3. Explain what you do


Summarize your background in two very impactful sentences. Of course, as a senior-executive, the more experience you have, the harder it will be. Start by writing down everything that comes to mind – education, work experience, outstanding achievements – and then ask yourself, «What skills and experiences determine my professional focus? How can I make a connection with the hiring manager that will help him understand what my career goals and priorities are?» In the end your two sentences should clearly answer the question « What do I want the recruiter to remember about me? »


4. Add a call to action


In the next few sentences, define what you want the recruiter to do. Be specific about what you want to do next. Your goal is to engage your interlocutor. Therefore, end your pitch with a clear call to action. What do you want from the other person? You don't have to limit yourself to the interview. Why not ask to keep in touch on LinkedIn, or plan a next call/meeting? Your pitch must have a strong ending! However, don’t forget that this is your first point of contact with the recruiter/potential employer, so don't overdo it. Anticipate the next step instead of demanding it.


5. Ask for feedback


The best way to identify issues or mistakes in your elevator pitch is to get feedback from trusted contacts. Ask them to criticize not only what you say, but also your facial expressions and body language. Share your executive pitch with friends, family, and trusted members of your network, as they can tell you if your delivered pitch is clear and concise. Sometimes, writing about your accomplishments can feel unnatural, so if you are too modest, your network will be able to notice it. The best practice is to recite your elevator pitch in person so that your friends can hear, see, and feel it in action. If your 30-seconds presentation doesn't convince them, then you should go back to the thinking and writing phase to make the appropriate adjustments to perfect your presentation.

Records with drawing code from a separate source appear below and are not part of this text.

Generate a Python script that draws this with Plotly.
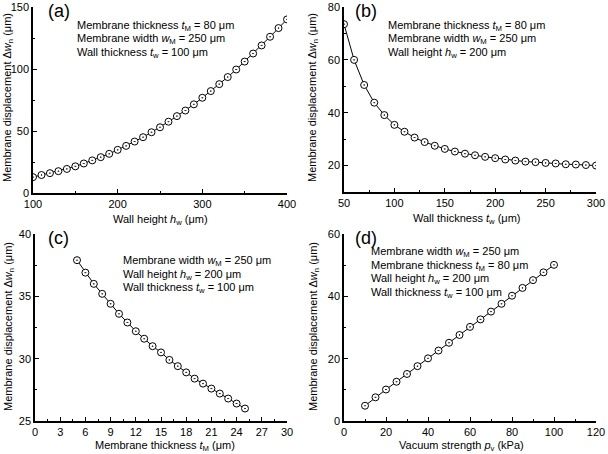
import plotly.graph_objects as go

# (a) wall height vs displacement
wall_height = list(range(100, 401, 10))
disp_a = [12.8, 14.5, 16.0, 17.6, 19.4, 21.5, 23.8, 26.3, 28.9, 31.6, 34.8,
          38.0, 41.5, 45.0, 49.0, 53.0, 57.5, 62.0, 66.5, 71.5, 76.8,
          82.2, 87.8, 93.5, 99.6, 106.0, 112.5, 119.0, 126.0, 133.0, 140.0]

# (b) wall thickness vs displacement
wall_thick = list(range(50, 301, 10))
disp_b = [73.5, 60.0, 50.5, 43.8, 39.1, 35.4, 32.8, 30.6, 28.9, 27.5, 26.3,
          25.3, 24.5, 23.9, 23.3, 22.8, 22.3, 21.9, 21.5, 21.3, 21.0,
          20.8, 20.5, 20.4, 20.2, 20.0]

# (c) membrane thickness vs displacement
memb_thick = list(range(5, 26))
disp_c = [37.9, 36.9, 36.0, 35.2, 34.4, 33.6, 32.9, 32.2, 31.6, 31.0, 30.5,
          29.9, 29.4, 28.9, 28.4, 28.0, 27.6, 27.2, 26.8, 26.4, 26.0]

# (d) vacuum strength vs displacement
vacuum = list(range(10, 101, 5))
disp_d = [4.9, 7.6, 10.1, 12.6, 15.1, 17.6, 20.1, 22.6, 25.1, 27.6, 30.2,
          32.6, 35.1, 37.6, 40.2, 42.7, 45.2, 47.7, 50.1]

W, H = 608, 454
FONT = "Liberation Sans, Arial, sans-serif"


def px_x(p):
    return p / W


def px_y(p):
    return 1 - p / H


panels = [
    # x, y, xdomain px, ydomain px, xrange, xdtick, yrange, ydtick
    (wall_height, disp_a, (33, 287), (7, 193), [100, 400], 100, [0, 150], 50),
    (wall_thick, disp_b, (344, 596), (7, 192), [50, 300], 50, [10, 80], 20),
    (memb_thick, disp_c, (35, 287), (234, 421), [0, 30], 3, [25, 40], 5),
    (vacuum, disp_d, (344, 596), (234, 421), [0, 120], 20, [0, 60], 20),
]

fig = go.Figure()
layout = {}
for i, (xs, ys, xd, yd, xr, xdt, yr, ydt) in enumerate(panels, start=1):
    sfx = "" if i == 1 else str(i)
    fig.add_trace(go.Scatter(
        x=xs, y=ys, mode="lines+markers",
        xaxis="x" + sfx, yaxis="y" + sfx,
        line=dict(color="black", width=1),
        marker=dict(symbol="circle-dot", size=7, color="white",
                    line=dict(color="black", width=1)),
        showlegend=False,
    ))
    common = dict(showline=True, linecolor="black", linewidth=1.5,
                  ticks="inside", ticklen=4, tickcolor="black",
                  showgrid=False, zeroline=False, automargin=False,
                  tickfont=dict(size=11, color="black", family=FONT))
    layout["xaxis" + sfx] = dict(
        domain=[px_x(xd[0]), px_x(xd[1])], range=xr, dtick=xdt, tick0=0,
        anchor="y" + sfx,
        minor=dict(ticks="inside", ticklen=2.5, dtick=xdt / 2, tick0=0,
                   tickcolor="black", showgrid=False),
        **common)
    layout["yaxis" + sfx] = dict(
        domain=[px_y(yd[1]), px_y(yd[0])], range=yr, dtick=ydt, tick0=0,
        anchor="x" + sfx,
        minor=dict(ticks="inside", ticklen=2.5, dtick=ydt / 2, tick0=0,
                   tickcolor="black", showgrid=False),
        **common)

fig.update_layout(**layout)

ytitle = "Membrane displacement Δ<i>w</i><sub>n</sub> (μm)"
annots = [
    # axis titles
    dict(x=px_x(8), y=px_y(98), text=ytitle, textangle=-90),
    dict(x=px_x(313), y=px_y(98), text=ytitle, textangle=-90),
    dict(x=px_x(9), y=px_y(327), text=ytitle, textangle=-90),
    dict(x=px_x(314), y=px_y(327), text=ytitle, textangle=-90),
    dict(x=px_x(160), y=px_y(220), text="Wall height <i>h</i><sub>w</sub> (μm)"),
    dict(x=px_x(466), y=px_y(219), text="Wall thickness <i>t</i><sub>w</sub> (μm)"),
    dict(x=px_x(165), y=px_y(446), text="Membrane thickness <i>t</i><sub>M</sub> (μm)"),
    dict(x=px_x(462), y=px_y(446), text="Vacuum strength <i>p</i><sub>v</sub> (kPa)"),
]
for a in annots:
    a.update(xref="paper", yref="paper", showarrow=False,
             xanchor="center", yanchor="middle",
             font=dict(size=11, color="black", family=FONT))
    fig.add_annotation(**a)

labels = [("(a)", 46, 11), ("(b)", 353, 11), ("(c)", 46, 238), ("(d)", 353, 238)]
for t, x, y in labels:
    fig.add_annotation(x=px_x(x), y=px_y(y), xref="paper", yref="paper",
                       text=t, showarrow=False, xanchor="left", yanchor="middle",
                       font=dict(size=18, color="black", family=FONT))

notes = [
    (75, 26, ["Membrane thickness <i>t</i><sub>M</sub> = 80 μm",
              "Membrane width <i>w</i><sub>M</sub> = 250 μm",
              "Wall thickness <i>t</i><sub>w</sub> = 100 μm"]),
    (386, 26, ["Membrane thickness <i>t</i><sub>M</sub> = 80 μm",
               "Membrane width <i>w</i><sub>M</sub> = 250 μm",
               "Wall height <i>h</i><sub>w</sub> = 200 μm"]),
    (121, 261, ["Membrane width <i>w</i><sub>M</sub> = 250 μm",
                "Wall height <i>h</i><sub>w</sub> = 200 μm",
                "Wall thickness <i>t</i><sub>w</sub> = 100 μm"]),
    (369, 252, ["Membrane width <i>w</i><sub>M</sub> = 250 μm",
                "Membrane thickness <i>t</i><sub>M</sub> = 80 μm",
                "Wall height <i>h</i><sub>w</sub> = 200 μm",
                "Wall thickness <i>t</i><sub>w</sub> = 100 μm"]),
]
for x, y, lines in notes:
    for k, line in enumerate(lines):
        fig.add_annotation(x=px_x(x), y=px_y(y + k * 13.5), xref="paper", yref="paper",
                           text=line, showarrow=False, xanchor="left", yanchor="middle",
                           font=dict(size=11, color="black", family=FONT))

fig.update_layout(
    width=W, height=H,
    margin=dict(l=0, r=0, t=0, b=0),
    plot_bgcolor="white", paper_bgcolor="white",
    font=dict(family=FONT, size=11, color="black"),
)

# page body has a default 8px margin; drop it so the figure sits at the window corner
fig.write_html("out.html", config={"displayModeBar": False},
               post_script="document.body.style.margin='0';")
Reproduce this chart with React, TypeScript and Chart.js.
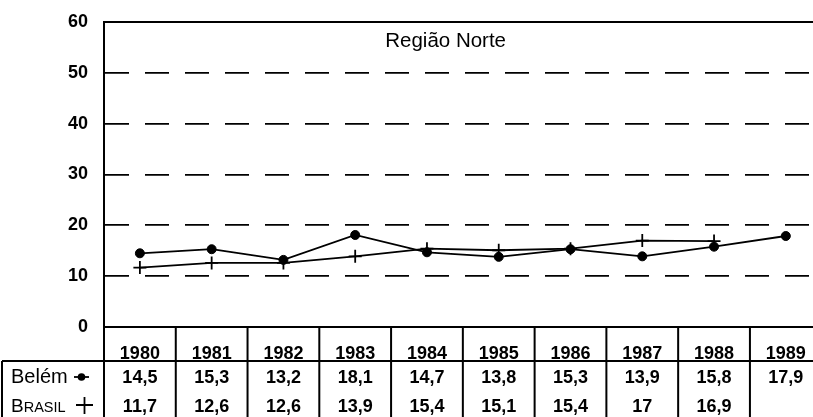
import React, { useEffect, useRef } from "react";
import { Chart, registerables } from "chart.js";

Chart.register(...registerables);

const years = ["1980", "1981", "1982", "1983", "1984", "1985", "1986", "1987", "1988", "1989"];
const belem = [14.5, 15.3, 13.2, 18.1, 14.7, 13.8, 15.3, 13.9, 15.8, 17.9];
const brasil = [11.7, 12.6, 12.6, 13.9, 15.4, 15.1, 15.4, 17, 16.9, null];
const yTicks = [0, 10, 20, 30, 40, 50, 60];
const title = "Região Norte";

const FONT = '"Liberation Sans", Arial, Helvetica, sans-serif';

const fmt = (v: number | null) => (v === null ? "" : String(v).replace(".", ","));

const tablePlugin = {
  id: "tablePlugin",
  afterDraw(chart: any) {
    const { ctx, chartArea, scales } = chart;
    const x = scales.x;
    const W = chart.width;
    const H = chart.height;
    const bottom = chartArea.bottom;
    const colW = x.getPixelForValue(1) - x.getPixelForValue(0);
    const headerBottom = bottom + 34;
    ctx.save();
    ctx.strokeStyle = "#000";
    ctx.lineWidth = 2;
    ctx.beginPath();
    ctx.moveTo(chartArea.left, chartArea.top);
    ctx.lineTo(W, chartArea.top);
    ctx.moveTo(chartArea.left, bottom);
    ctx.lineTo(W, bottom);
    ctx.moveTo(2, headerBottom);
    ctx.lineTo(W, headerBottom);
    ctx.moveTo(2, headerBottom);
    ctx.lineTo(2, H);
    for (let i = 0; i <= years.length; i++) {
      const px = x.getPixelForValue(0) - colW / 2 + i * colW;
      ctx.moveTo(px, bottom);
      ctx.lineTo(px, H);
    }
    ctx.stroke();

    ctx.fillStyle = "#000";
    ctx.textAlign = "center";
    ctx.textBaseline = "alphabetic";
    ctx.font = `bold 18px ${FONT}`;
    years.forEach((yr, i) => {
      const px = x.getPixelForValue(i);
      ctx.fillText(yr, px, bottom + 32);
      ctx.fillText(fmt(belem[i]), px, bottom + 56);
      ctx.fillText(fmt(brasil[i] as any), px, bottom + 85);
    });

    ctx.textAlign = "left";
    ctx.font = `20px ${FONT}`;
    ctx.fillText("Belém", 11, bottom + 56);
    ctx.lineWidth = 1.8;
    ctx.beginPath();
    ctx.moveTo(74, bottom + 50);
    ctx.lineTo(89, bottom + 50);
    ctx.stroke();
    ctx.beginPath();
    ctx.arc(81.5, bottom + 50, 3.8, 0, Math.PI * 2);
    ctx.fill();

    ctx.font = `19px ${FONT}`;
    ctx.fillText("B", 11, bottom + 85);
    const bw = ctx.measureText("B").width;
    ctx.font = `14.5px ${FONT}`;
    ctx.fillText("RASIL", 11 + bw, bottom + 85);
    ctx.beginPath();
    ctx.moveTo(76, bottom + 78);
    ctx.lineTo(93, bottom + 78);
    ctx.moveTo(84.5, bottom + 70);
    ctx.lineTo(84.5, bottom + 87);
    ctx.stroke();

    ctx.textAlign = "center";
    ctx.font = `20.5px ${FONT}`;
    ctx.fillText(title, chartArea.left + (chartArea.right - chartArea.left) * 0.476, chartArea.top + 25);
    ctx.restore();
  },
};

export default function App() {
  const ref = useRef<HTMLCanvasElement>(null);
  useEffect(() => {
    if (!ref.current) return;
    const chart = new Chart(ref.current, {
      type: "line",
      data: {
        labels: years,
        datasets: [
          {
            label: "Belém",
            data: belem,
            borderColor: "#000",
            backgroundColor: "#000",
            borderWidth: 1.8,
            pointStyle: "circle",
            pointRadius: 4.5,
            pointBorderWidth: 1,
            tension: 0,
          },
          {
            label: "Brasil",
            data: brasil,
            borderColor: "#000",
            backgroundColor: "#000",
            borderWidth: 1.8,
            pointStyle: "cross",
            pointRadius: 6.5,
            pointBorderWidth: 1.8,
            tension: 0,
            spanGaps: false,
          },
        ],
      },
      options: {
        responsive: false,
        animation: false,
        devicePixelRatio: 1,
        layout: { padding: { top: 22, bottom: 90, left: 0, right: 8 } },
        plugins: { legend: { display: false }, tooltip: { enabled: false }, title: { display: false } },
        scales: {
          x: {
            type: "category",
            offset: true,
            display: false,
          },
          y: {
            min: 0,
            max: 60,
            afterBuildTicks: (s: any) => {
              s.ticks = yTicks.map((v) => ({ value: v }));
            },
            afterFit: (s: any) => {
              s.width = 104;
              s.paddingTop = 0;
              s.paddingBottom = 0;
            },
            ticks: {
              color: "#000",
              padding: 16,
              font: { family: FONT, size: 18, weight: "bold" },
            },
            grid: {
              drawTicks: false,
              lineWidth: 1.7,
              color: (c: any) =>
                c.tick && (c.tick.value === 0 || c.tick.value === 60) ? "rgba(0,0,0,0)" : "#000",
            },
            border: { display: true, color: "#000", width: 2, dash: [24, 16] },
          },
        },
      },
      plugins: [tablePlugin],
    } as any);
    return () => chart.destroy();
  }, []);
  return (
    <div style={{ position: "fixed", left: 0, top: 0, width: 813, height: 417, overflow: "hidden", background: "#fff" }}>
      <canvas ref={ref} width={830} height={417} style={{ display: "block" }} />
    </div>
  );
}
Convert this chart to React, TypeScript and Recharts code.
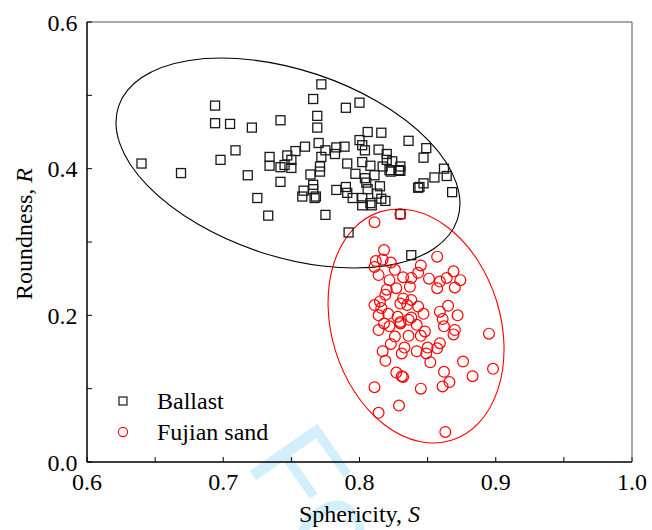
import React from "react";
import {
  ScatterChart,
  Scatter,
  XAxis,
  YAxis,
  ReferenceArea,
  Legend,
  Label,
} from "recharts";

// Ballast grains: sphericity S and roundness R
const ballastS = [
  0.640, 0.669, 0.694, 0.694, 0.705, 0.721, 0.742, 0.709, 0.698, 0.718,
  0.725, 0.733, 0.734, 0.734, 0.742, 0.747, 0.753, 0.745, 0.750, 0.742,
  0.750, 0.760, 0.772, 0.766, 0.790, 0.800, 0.769, 0.769, 0.806, 0.816,
  0.836, 0.849, 0.847, 0.862, 0.855, 0.864, 0.844, 0.847, 0.800, 0.802,
  0.804, 0.814, 0.820, 0.824, 0.830, 0.830, 0.822, 0.817, 0.811, 0.808,
  0.802, 0.791, 0.797, 0.804, 0.805, 0.806, 0.815, 0.813, 0.795, 0.802,
  0.809, 0.802, 0.816, 0.819, 0.790, 0.791, 0.783, 0.775, 0.792, 0.789,
  0.783, 0.782, 0.775, 0.770, 0.772, 0.771, 0.771, 0.764, 0.766, 0.766,
  0.759, 0.758, 0.768, 0.767, 0.838, 0.868, 0.830, 0.843, 0.823, 0.829,
  0.820, 0.808,
];
const ballastR = [
  0.407, 0.394, 0.486, 0.462, 0.461, 0.456, 0.466, 0.425, 0.412, 0.391,
  0.360, 0.336, 0.416, 0.404, 0.402, 0.418, 0.424, 0.405, 0.401, 0.382,
  0.412, 0.430, 0.515, 0.495, 0.483, 0.490, 0.472, 0.456, 0.450, 0.449,
  0.438, 0.428, 0.415, 0.400, 0.388, 0.390, 0.375, 0.380, 0.439, 0.432,
  0.425, 0.426, 0.420, 0.410, 0.403, 0.397, 0.398, 0.403, 0.391, 0.404,
  0.409, 0.407, 0.393, 0.387, 0.381, 0.372, 0.376, 0.366, 0.360, 0.350,
  0.350, 0.360, 0.359, 0.356, 0.375, 0.367, 0.371, 0.337, 0.313, 0.430,
  0.429, 0.420, 0.425, 0.435, 0.416, 0.403, 0.396, 0.392, 0.378, 0.372,
  0.370, 0.362, 0.362, 0.360, 0.282, 0.368, 0.338, 0.374, 0.396, 0.398,
  0.412, 0.353,
];

// Fujian sand grains
const sandS = [
  0.830, 0.811, 0.818, 0.812, 0.817, 0.823, 0.811, 0.857, 0.845, 0.843,
  0.826, 0.814, 0.822, 0.832, 0.838, 0.837, 0.851, 0.859, 0.857, 0.864,
  0.869, 0.874, 0.870, 0.827, 0.820, 0.819, 0.832, 0.838, 0.830, 0.811,
  0.815, 0.816, 0.843, 0.835, 0.865, 0.859, 0.814, 0.821, 0.847, 0.872,
  0.861, 0.828, 0.838, 0.830, 0.836, 0.818, 0.822, 0.830, 0.842, 0.862,
  0.814, 0.826, 0.836, 0.845, 0.848, 0.870, 0.869, 0.895, 0.823, 0.833,
  0.817, 0.831, 0.842, 0.850, 0.857, 0.859, 0.819, 0.849, 0.852, 0.876,
  0.827, 0.831, 0.832, 0.862, 0.866, 0.883, 0.898, 0.861, 0.845, 0.811,
  0.829, 0.814, 0.863,
];
const sandR = [
  0.338, 0.327, 0.289, 0.274, 0.276, 0.272, 0.266, 0.280, 0.268, 0.258,
  0.262, 0.255, 0.248, 0.252, 0.251, 0.239, 0.250, 0.246, 0.237, 0.251,
  0.260, 0.248, 0.238, 0.237, 0.235, 0.228, 0.223, 0.221, 0.216, 0.214,
  0.219, 0.210, 0.212, 0.214, 0.213, 0.205, 0.200, 0.202, 0.202, 0.200,
  0.195, 0.198, 0.197, 0.191, 0.194, 0.189, 0.185, 0.189, 0.187, 0.185,
  0.180, 0.171, 0.172, 0.172, 0.178, 0.180, 0.174, 0.175, 0.161, 0.156,
  0.151, 0.148, 0.151, 0.156, 0.155, 0.162, 0.138, 0.148, 0.136, 0.137,
  0.122, 0.117, 0.116, 0.123, 0.109, 0.117, 0.127, 0.103, 0.100, 0.102,
  0.077, 0.067, 0.041,
];

const xTicks = [0.6, 0.65, 0.7, 0.75, 0.8, 0.85, 0.9, 0.95, 1.0];
const xTickLabels = ["0.6", "", "0.7", "", "0.8", "", "0.9", "", "1.0"];
const yTicks = [0, 0.1, 0.2, 0.3, 0.4, 0.5, 0.6];
const yTickLabels = ["0.0", "", "0.2", "", "0.4", "", "0.6"];

// fitted ellipses: centre, half-extents (data units) and tilt in degrees
const ballastEllipse = { cx: 0.7475, cy: 0.4077, hx: 0.1311, hy: 0.1271, angle: 18.5 };
const sandEllipse = { cx: 0.8415, cy: 0.1855, hx: 0.0619, hy: 0.1632, angle: -17.2 };

const ballast = ballastS.map((s, i) => ({ s, r: ballastR[i] }));
const sand = sandS.map((s, i) => ({ s, r: sandR[i] }));

const SERIF = "Liberation Serif";

const SquareMark = (p: any) => (
  <rect x={p.cx - 4.5} y={p.cy - 4.5} width={9} height={9} fill="none" stroke="#1a1a1a" strokeWidth={1.3} />
);
const CircleMark = (p: any) => (
  <circle cx={p.cx} cy={p.cy} r={5.4} fill="none" stroke="#ff0000" strokeWidth={1.2} />
);

const ellipseShape = (color: string, angle: number) => (p: any) => {
  const cx = p.x + p.width / 2;
  const cy = p.y + p.height / 2;
  return (
    <ellipse
      cx={cx}
      cy={cy}
      rx={p.width / 2}
      ry={p.height / 2}
      fill="none"
      stroke={color}
      strokeWidth={1.1}
      transform={`rotate(${angle} ${cx} ${cy})`}
    />
  );
};

const fmt = (ticks: number[], labels: string[]) => (v: number) => {
  const i = ticks.findIndex((t) => Math.abs(t - v) < 1e-6);
  return i >= 0 ? labels[i] : "";
};

const LegendBox = () => (
  <svg width={190} height={66} style={{ display: "block" }}>
    <rect x={7} y={12} width={8} height={8} fill="none" stroke="#1a1a1a" strokeWidth={1.2} />
    <circle cx={11} cy={47} r={4.6} fill="none" stroke="#ff0000" strokeWidth={1.1} />
    <text x={45} y={24} style={{ fontFamily: SERIF }} fontSize={24} fill="#000">Ballast</text>
    <text x={45} y={55} style={{ fontFamily: SERIF }} fontSize={24} fill="#000">Fujian sand</text>
  </svg>
);

const YTitle = ({ viewBox }: any) => {
  const x = viewBox.x + 32;
  const y = viewBox.y + viewBox.height / 2 - 8;
  return (
    <text x={x} y={y} transform={`rotate(-90 ${x} ${y})`} textAnchor="middle" style={{ fontFamily: SERIF }} fontSize={24} fill="#000">
      Roundness, <tspan fontStyle="italic">R</tspan>
    </text>
  );
};

const XTitle = ({ viewBox }: any) => {
  const x = viewBox.x + viewBox.width / 2;
  const y = viewBox.y + 60;
  return (
    <text x={x} y={y} textAnchor="middle" style={{ fontFamily: SERIF }} fontSize={24} fill="#000">
      Sphericity, <tspan fontStyle="italic">S</tspan>
    </text>
  );
};

export default function App() {
  return (
    <div style={{ position: "absolute", left: 0, top: 0, width: 652, height: 530, background: "#fff" }}>
      <svg width={652} height={530} style={{ position: "absolute", left: 0, top: 0 }}>
        <text
          x={244}
          y={463}
          fontFamily="Liberation Sans"
          fontSize={120}
          fill="#d3effc"
          transform="rotate(55 244 463)"
        >
          Fo
        </text>
      </svg>
      <div style={{ position: "absolute", left: 0, top: 0, fontFamily: SERIF }}>
        <ScatterChart width={652} height={530} margin={{ top: 20, right: 18, bottom: 0, left: 0 }}>
          <XAxis
            type="number"
            dataKey="s"
            domain={[0.6, 1.0]}
            ticks={xTicks}
            interval={0}
            allowDataOverflow
            tickFormatter={fmt(xTicks, xTickLabels)}
            tickSize={-5}
            tickMargin={16}
            height={68}
            axisLine={{ stroke: "#000", strokeWidth: 1.5 }}
            tickLine={{ stroke: "#000", strokeWidth: 1 }}
            tick={{ fill: "#000", fontSize: 24, fontFamily: SERIF }}
          >
            <Label content={<XTitle />} />
          </XAxis>
          <XAxis
            xAxisId="top"
            orientation="top"
            type="number"
            domain={[0.6, 1.0]}
            ticks={xTicks}
            interval={0}
            allowDataOverflow
            tick={false}
            tickSize={-5}
            height={2}
            axisLine={{ stroke: "#555", strokeWidth: 1 }}
            tickLine={{ stroke: "#555", strokeWidth: 1 }}
          />
          <YAxis
            type="number"
            dataKey="r"
            domain={[0, 0.6]}
            ticks={yTicks}
            interval={0}
            allowDataOverflow
            tickFormatter={fmt(yTicks, yTickLabels)}
            tickSize={-5}
            tickMargin={14.5}
            width={87}
            axisLine={{ stroke: "#000", strokeWidth: 1.5 }}
            tickLine={{ stroke: "#000", strokeWidth: 1 }}
            tick={{ fill: "#000", fontSize: 24, fontFamily: SERIF }}
          >
            <Label content={<YTitle />} />
          </YAxis>
          <YAxis
            yAxisId="right"
            orientation="right"
            type="number"
            domain={[0, 0.6]}
            ticks={yTicks}
            interval={0}
            allowDataOverflow
            tick={false}
            tickSize={-5}
            width={2}
            axisLine={{ stroke: "#555", strokeWidth: 1 }}
            tickLine={{ stroke: "#555", strokeWidth: 1 }}
          />
          <ReferenceArea
            x1={ballastEllipse.cx - ballastEllipse.hx}
            x2={ballastEllipse.cx + ballastEllipse.hx}
            y1={ballastEllipse.cy - ballastEllipse.hy}
            y2={ballastEllipse.cy + ballastEllipse.hy}
            ifOverflow="visible"
            shape={ellipseShape("#000", ballastEllipse.angle)}
          />
          <ReferenceArea
            x1={sandEllipse.cx - sandEllipse.hx}
            x2={sandEllipse.cx + sandEllipse.hx}
            y1={sandEllipse.cy - sandEllipse.hy}
            y2={sandEllipse.cy + sandEllipse.hy}
            ifOverflow="visible"
            shape={ellipseShape("#ff0000", sandEllipse.angle)}
          />
          <Scatter name="Ballast" data={ballast} shape={SquareMark} isAnimationActive={false} />
          <Scatter name="Fujian sand" data={sand} shape={CircleMark} isAnimationActive={false} />
          <Legend
            layout="vertical"
            align="center"
            verticalAlign="middle"
            content={() => <LegendBox />}
            wrapperStyle={{ left: 112, top: 385, width: 190, height: 66 }}
          />
        </ScatterChart>
      </div>
    </div>
  );
}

6. Practice, practice, and practice again


It's important to rehearse the final version of your pitch until you can confidently deliver it without hesitation. You can practice in front of a mirror to be able to check your facial expressions and movements. This will help build your confidence when delivering your pitch. When speaking to the hiring manager, make sure to maintain direct eye contact at all times with him, demonstrating your sincerity and passion. The goal is to convey that you are an excellent communicator. Concerning your voice, a great way to practice the pitch is to repeat it, record yourself reciting your pitch to see how loud you sound, and play it back. If you lack the required professionalism or have trouble convincing yourself, practice until you are satisfied. You need to repeat until your elevator pitch sounds as natural as saying your name. Recording yourself is necessary! It will give you an idea of ​​the timing. This is important as the pitch needs to be short or you won't have time to get to the end, and so convince the recruiter. It will also help you adapt your tone. Indeed, you want your voice to be confident but conversational, and sound natural rather than commercial.


These 6 tips will help you for sure build your elevator pitch. Don’t neglect this part in your interview preparation. The pitch will help you stand out from others.